Ron met his late wife of 53 years, Eileen, a member of the Women’s Royal Naval Service, aboard the river gunboat HMS Dragonfly just after the war.
“I was always a clever little sod and able to fix things, so I became the ship’s cobbler,” he explained.
“One day Eileen came in to have her shoes repaired and I fell in love with her there and then.”
Fellow veteran Victor MacKenzie, 90, of Epping, joined the army in 1942 aged 18, and served with the seventh Armoured Division, admitting he was “very seasick” that night.
But after reaching Gold Beach, he described a chance meeting with an injured Yank who would later become his brother-in-law.
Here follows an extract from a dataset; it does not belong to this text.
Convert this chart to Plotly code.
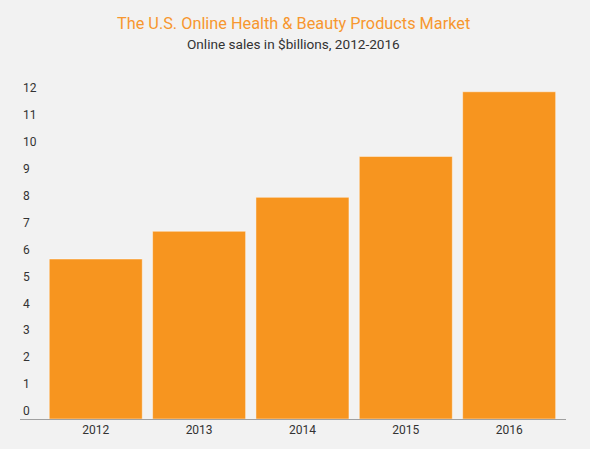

“A section of Mulberry Harbour [a portable harbour used to unload Allied cargo] was damaged so it was easier to evacuate wounded through the British section,” he explained.
“On one section I saw a row of wounded American soldiers on stretchers, so I tucked a note into one of their pockets that said ‘when you’re better come back and see my mum’.
“That man did just that, and six months later he married my sister, who still lives in America.”
After finishing the war in Berlin, he trained in maths and science and became an engineering lecturer at the College of North West London.
Like many of those who served, he finished the war with a number of medals.
He said: “I regard the medals as more belonging to the men who made the ultimate sacrifice rather than me.
“People talk about comradeship, which is stronger than friendship, because those men would lay down their lives for you and you’d do the same. It’s a very strong bond that lasts for a lifetime.”